In caso analogo si è affermato che: “In tema di agevolazioni per l’acquisto della “prima casa”, per stabilire se l’abitazione sia di lusso non assume specifica rilevanza la destinazione che l’acquirente o gli acquirenti attribuiscono al bene, sicché, in caso di acquisto “pro indiviso” di un unico cespite immobiliare (nella specie, villino di due piani, con locale autorimessa e terreno pertinenziale) da parte di due acquirenti, non è consentito il frazionamento della superficie utile tra i medesimi (nella specie, imputando a ciascuno di essi un piano dello stabile) come se il rogito notarile riguardasse due autonome alienazioni, ostandovi la con titolarità indivisa dei diritti sul bene, che consente, ai sensi dell’art. 1102 c.c., a ciascun comunista la facoltà di usare il bene comune.” (Cass.n. 7457/16 ord.)
Alla luce di quanto sopra è evidente l’errore interpretativo da cui muove la censura proposta dai contribuenti, proprietari dell’unico immobile oggetto dell’avviso di accertamento, laddove essi confondono il concetto di unità immobiliare, rilevante ai fini dell’applicazione dell’agevolazione richiesta, e quello di unità abitativa.
Nel caso di specie, infatti, non vi è dubbio che si è in presenza di un’unica unità immobiliare che per come indicato dallo stesso atto di compravendita oggetto di accertamento, riportato nel ricorso, che risulta contraddistinta da «una porzione immobiliare (…) costituita da un fabbricato per due unità abitative sviluppatesi ai piani terra e primo per complessivi vani 14 virgola 5 catastali (…)» rispetto alla quale è irrilevante, ai fini del giudizio, la circostanza che essa sia costituita da due unità abitative.
Sul punto la CTR ha, poi, posto in luce come dalla lettura del contratto di compravendita e della perizia di parte risulta che l’immobile «consiste in un fabbricato della tipologia “Edilizia abitazione in ville” (…) L’immobile è costituito da un piano terra con due ingressi, vano studio, vano salotto, vano pranzo, vano letto e numero tre bagni nonché da un primo piano composto da tre vani letto, due bagni e un vano studio», descrizione che evidenzia, senza spazio per alcuns logica diversa interpretazione, l’unicità del bene.
Va, infine, osservato che del tutto infondata è la censura relativa ad un presunto vizio motivazionale dell’avviso impugnato, indicato nel ricorso nella «mancata indicazione delle norme violate» con conseguente violazione del diritto di difesa del contribuente.
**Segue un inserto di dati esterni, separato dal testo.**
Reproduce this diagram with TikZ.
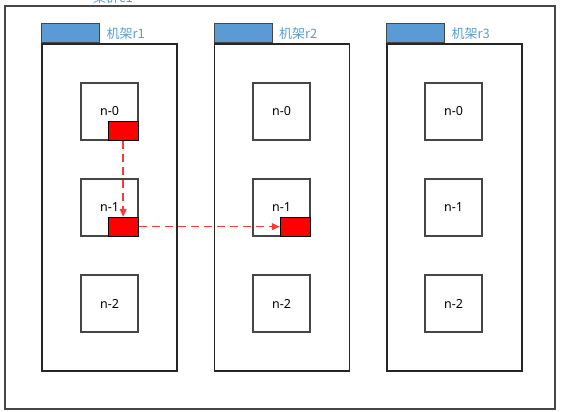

Nello stesso ricorso, infatti, si dà conto che l’avviso indicava che la pretesa era dovuta al fatto che l’immobile «è da considerarsi di lusso, (…) ai sensi della normativa prevista dal d.m. 2.8.69 per effetto di quanto disposto dall’art. 6, che comprende le singole unità immobiliari aventi superficie utile complessiva superiore a mq 240 (esclusi balconi, le terrazze, le cantine, le soffitte, le scale ed il posto auto», per come indicato dalla nota dell’Agenzia del Territorio del 28/11/2008 allegata. Tale indicazione soddisfa pienamente l’obbligo motivazionale invocato dai contribuenti.
5. Nulla va disposto in ordine al governo delle spese del giudizio, in assenza di attività difensiva della parte vittoriosa.
P.Q.M.
La Corte Rigetta il ricorso. Ai sensi dell’art. 13, comma 1-quater, del d.p.r. n. 115 del 2002, dà atto della sussistenza dei presupposti processuali per il versamento, da parte della ricorrente, dell’ulteriore importo a titolo di contributo unificato pari a quello spettante per il ricorso principale, a norma del comma 1-bis dello stesso art. 13, se dovuto.